Safely Launching a Weather Balloon

March 17, 2014 by · Leave a Comment 

Written by: Sky-Probe

Weather balloons can be a fun science project, or a serious experiment. People launch all sorts of things into the stratosphere. You can use a weather balloon to launch a product into space, creating a YouTube video in the process. You can also study atmospheric conditions, to determine weather patterns or run other experiments. Launching a balloon safely requires adherence to several FAA restrictions, and careful planning. Here is how you can safely launch yours.

Air Traffic Concerns

By itself, a balloon is almost no danger to anything that may be flying around above you. Still, it’s important to make sure that your balloon complies with FAA standards. You have a limit to the weight in your payload, but you can accomplish this in different ways. You might have five pounds worth of items, like a small camera or something heavier. If this object collided with a plain, you could have a serious problem.

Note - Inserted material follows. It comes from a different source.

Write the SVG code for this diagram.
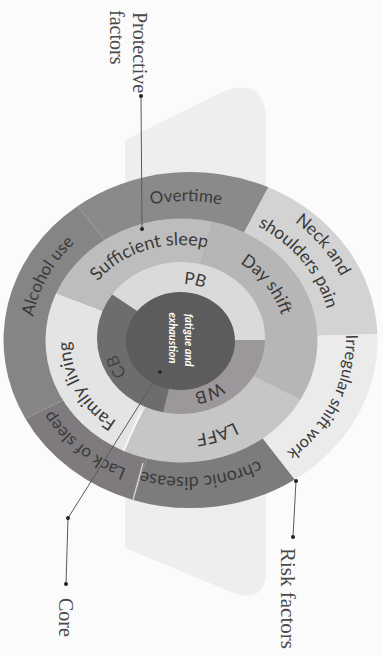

You can mount a lighter camera to your payload, or try to disperse your load in other ways.

Supplies

At the very least, you need a balloon that is big enough to hold the gasses you need to reach the height you want. You also need to decide between helium, which is safer, and hydrogen that is highly flammable. If you choose hydrogen, you should have someone with you that is familiar in handling the gas. You can also add a payload, complete with support arms to balance a camera or a gps datalogger.

Famous Incidents

There are several humorous and fascinating incidents related to people not properly planning for a launch. Don’t be like the people in these examples. Carefully manage your payload weight, and plan for the balloon’s trajectory and landing site.

UK

In the UK, the national weather service has had to pay out close to $40,000 in claims against them. The reason? Payloads are too heavy when they fall from the sky, causing minor damage to cars and windows on the way down.

US

One incident in the US actually saw a small child climb into a weather balloon. The so called balloon boy stunt ended up being a PR move from the father. Not a smart way to promote a product or an idea. Try launching something you aren’t worried about losing if you decide to experiment.

Area 51

A weather balloon is one of the explanations deemed “most plausible” for describing the incident at Area 51. Whether you believe the theory or not, it’s important that you clearly mark your weather balloon and keep a close eye on the landing site and the path the balloon is travelling.

Final Thoughts

Science experiments can be fun, but you have to be careful if you plan to launch a weather balloon. There is room for errors in judgment on the payload, the launch trajectory, and the materials used. Don’t end up as a famous example of what not to do. Carefully review your launch plans, and enjoy the spectacle safely.